### [Data]
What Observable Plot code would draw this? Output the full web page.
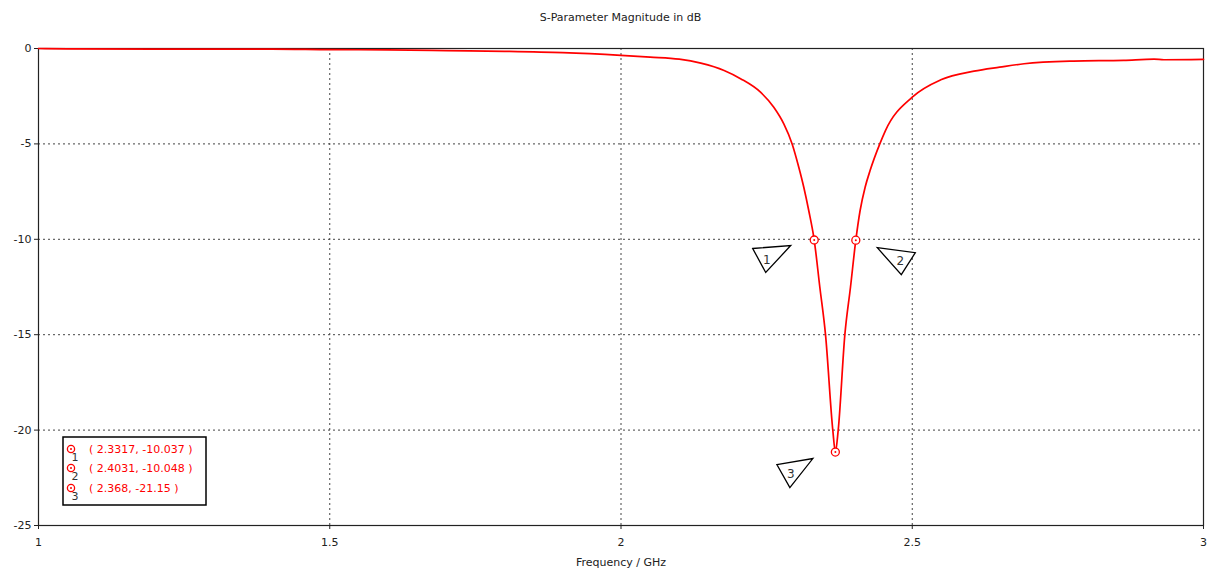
<!DOCTYPE html>
<html>
<head>
<meta charset="utf-8">
<script src="https://cdn.jsdelivr.net/npm/d3@7"></script>
<script src="https://cdn.jsdelivr.net/npm/@observablehq/plot@0.6"></script>
<style>
  html, body { margin: 0; padding: 0; background: #fff; }
  #title { height: 36px; line-height: 36px; padding-left: 28px; width: 1185px; text-align: center;
           font-family: "DejaVu Sans", sans-serif; font-size: 11px; color: #222; }
</style>
</head>
<body>
<div id="title">S-Parameter Magnitude in dB</div>
<div id="chart"></div>
<script>
// ---- data ----
const freqGHz = [1.0, 1.05, 1.2, 1.4, 1.5, 1.6, 1.7, 1.8, 1.9, 2.0, 2.05, 2.1, 2.137, 2.177, 2.2052, 2.2395, 2.2623, 2.2795, 2.2938, 2.3052, 2.3138, 2.3223, 2.3317, 2.3413, 2.3511, 2.3636, 2.368, 2.3729, 2.3843, 2.394, 2.4031, 2.4105, 2.4191, 2.4276, 2.4443, 2.454, 2.5, 2.549, 2.606, 2.65, 2.692, 2.777, 2.863, 2.915, 2.932, 3.0];
const s11dB   = [0, -0.02, -0.03, -0.03, -0.06, -0.07, -0.11, -0.15, -0.22, -0.36, -0.45, -0.56, -0.77, -1.15, -1.58, -2.29, -3.08, -3.95, -5.0, -6.22, -7.27, -8.49, -10.037, -12.5, -15, -20, -21.15, -20, -15, -12.5, -10.048, -8.49, -7.27, -6.4, -5.0, -4.3, -2.55, -1.64, -1.19, -0.98, -0.80, -0.66, -0.62, -0.56, -0.59, -0.57];

const markerIds  = ["1", "2", "3"];
const markerFreq = [2.3317, 2.4031, 2.368];
const markerVal  = [-10.037, -10.048, -21.15];
const markerText = ["( 2.3317, -10.037 )", "( 2.4031, -10.048 )", "( 2.368, -21.15 )"];

const xTicks = [1, 1.5, 2, 2.5, 3];
const xTickLabels = ["1", "1.5", "2", "2.5", "3"];
const yTicks = [0, -5, -10, -15, -20, -25];
const yTickLabels = ["0", "-5", "-10", "-15", "-20", "-25"];
const xGrid = [1.5, 2, 2.5];
const yGrid = [-5, -10, -15, -20];

// ---- tables built from the arrays ----
const curve = freqGHz.map((f, i) => ({f, v: s11dB[i]}));
const markers = markerIds.map((id, i) => ({id, f: markerFreq[i], v: markerVal[i], text: markerText[i]}));

// callout triangle shapes (pixel offsets from each marker) — layout only
const calloutShapes = [
  {tri: [[-61, 9], [-23, 6], [-48, 33]], label: [-47, 20]},
  {tri: [[22, 8], [60, 13], [46, 35]], label: [45, 21]},
  {tri: [[-58, 13], [-22, 7], [-45, 36]], label: [-44, 22]}
];

const red = "#ff0000";
const font = "DejaVu Sans, sans-serif";

function overlay(index, scales, values, dimensions) {
  const g = d3.create("svg:g");
  const sx = scales.x, sy = scales.y;
  // callout triangles
  markers.forEach((m, i) => {
    const px = sx(m.f), py = sy(m.v);
    const s = calloutShapes[i];
    g.append("path")
      .attr("d", "M" + s.tri.map(([dx, dy]) => [px + dx, py + dy].join(",")).join("L") + "Z")
      .attr("fill", "white").attr("stroke", "#000").attr("stroke-width", 1.3);
    g.append("text")
      .attr("x", px + s.label[0]).attr("y", py + s.label[1])
      .attr("text-anchor", "middle").attr("dominant-baseline", "central")
      .attr("font-family", font).attr("font-size", 12).attr("fill", "#333")
      .text(m.id);
  });
  // legend box
  const bx = dimensions.marginLeft + 25;
  const bh = 68, bw = 143;
  const by = dimensions.height - dimensions.marginBottom - 20 - bh;
  g.append("rect").attr("x", bx).attr("y", by).attr("width", bw).attr("height", bh)
    .attr("fill", "white").attr("stroke", "#000").attr("stroke-width", 1.5);
  const rowY = [12, 31, 51];
  markers.forEach((m, i) => {
    const cy = by + rowY[i], cx = bx + 8;
    g.append("circle").attr("cx", cx).attr("cy", cy).attr("r", 3.6)
      .attr("fill", "white").attr("stroke", red).attr("stroke-width", 1.3);
    g.append("circle").attr("cx", cx).attr("cy", cy).attr("r", 1).attr("fill", red);
    g.append("text").attr("x", cx + 4).attr("y", cy + 8)
      .attr("text-anchor", "middle").attr("dominant-baseline", "central")
      .attr("font-family", font).attr("font-size", 11).attr("fill", "#333")
      .text(m.id);
    g.append("text").attr("x", bx + 26).attr("y", cy)
      .attr("text-anchor", "start").attr("dominant-baseline", "central")
      .attr("font-family", font).attr("font-size", 11).attr("fill", red)
      .text(m.text);
  });
  return g.node();
}

const chart = Plot.plot({
  width: 1213,
  height: 537,
  marginTop: 12,
  marginRight: 10,
  marginBottom: 48,
  marginLeft: 38,
  style: {fontFamily: font, fontSize: "11px", color: "#222", background: "white"},
  x: {domain: [1, 3]},
  y: {domain: [-25, 0]},
  marks: [
    Plot.gridX(xGrid, {stroke: "#444", strokeOpacity: 1, strokeDasharray: "2,3"}),
    Plot.gridY(yGrid, {stroke: "#444", strokeOpacity: 1, strokeDasharray: "2,3"}),
    Plot.frame({stroke: "#222", strokeWidth: 1.2}),
    Plot.axisX({ticks: xTicks, tickFormat: (d, i) => xTickLabels[i], tickSize: 4, tickPadding: 9, label: null}),
    Plot.axisY({ticks: yTicks, tickFormat: (d, i) => yTickLabels[i], tickSize: 4, tickPadding: 3, label: null}),
    Plot.text(["Frequency / GHz"], {frameAnchor: "bottom", dy: 40, fontSize: 11}),
    Plot.line(curve, {x: "f", y: "v", stroke: red, strokeWidth: 1.7, curve: "monotone-x"}),
    Plot.dot(markers, {x: "f", y: "v", r: 4, stroke: red, strokeWidth: 1.3, fill: "white"}),
    Plot.dot(markers, {x: "f", y: "v", r: 1, fill: red}),
    overlay
  ]
});
document.getElementById("chart").appendChild(chart);
</script>
</body>
</html>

### [Problem to solve]
Starting at the top of the listing above, reproduce each line up to and including the one with "const markers = markerIds.map((id, i)"; omit the pictures.

### [Written reply]
What Observable Plot code would draw this? Output the full web page.
<!DOCTYPE html>
<html>
<head>
<meta charset="utf-8">
<script src="https://cdn.jsdelivr.net/npm/d3@7"></script>
<script src="https://cdn.jsdelivr.net/npm/@observablehq/plot@0.6"></script>
<style>
  html, body { margin: 0; padding: 0; background: #fff; }
  #title { height: 36px; line-height: 36px; padding-left: 28px; width: 1185px; text-align: center;
           font-family: "DejaVu Sans", sans-serif; font-size: 11px; color: #222; }
</style>
</head>
<body>
<div id="title">S-Parameter Magnitude in dB</div>
<div id="chart"></div>
<script>
// ---- data ----
const freqGHz = [1.0, 1.05, 1.2, 1.4, 1.5, 1.6, 1.7, 1.8, 1.9, 2.0, 2.05, 2.1, 2.137, 2.177, 2.2052, 2.2395, 2.2623, 2.2795, 2.2938, 2.3052, 2.3138, 2.3223, 2.3317, 2.3413, 2.3511, 2.3636, 2.368, 2.3729, 2.3843, 2.394, 2.4031, 2.4105, 2.4191, 2.4276, 2.4443, 2.454, 2.5, 2.549, 2.606, 2.65, 2.692, 2.777, 2.863, 2.915, 2.932, 3.0];
const s11dB   = [0, -0.02, -0.03, -0.03, -0.06, -0.07, -0.11, -0.15, -0.22, -0.36, -0.45, -0.56, -0.77, -1.15, -1.58, -2.29, -3.08, -3.95, -5.0, -6.22, -7.27, -8.49, -10.037, -12.5, -15, -20, -21.15, -20, -15, -12.5, -10.048, -8.49, -7.27, -6.4, -5.0, -4.3, -2.55, -1.64, -1.19, -0.98, -0.80, -0.66, -0.62, -0.56, -0.59, -0.57];

const markerIds  = ["1", "2", "3"];
const markerFreq = [2.3317, 2.4031, 2.368];
const markerVal  = [-10.037, -10.048, -21.15];
const markerText = ["( 2.3317, -10.037 )", "( 2.4031, -10.048 )", "( 2.368, -21.15 )"];

const xTicks = [1, 1.5, 2, 2.5, 3];
const xTickLabels = ["1", "1.5", "2", "2.5", "3"];
const yTicks = [0, -5, -10, -15, -20, -25];
const yTickLabels = ["0", "-5", "-10", "-15", "-20", "-25"];
const xGrid = [1.5, 2, 2.5];
const yGrid = [-5, -10, -15, -20];

// ---- tables built from the arrays ----
const curve = freqGHz.map((f, i) => ({f, v: s11dB[i]}));
const markers = markerIds.map((id, i) => ({id, f: markerFreq[i], v: markerVal[i], text: markerText[i]}));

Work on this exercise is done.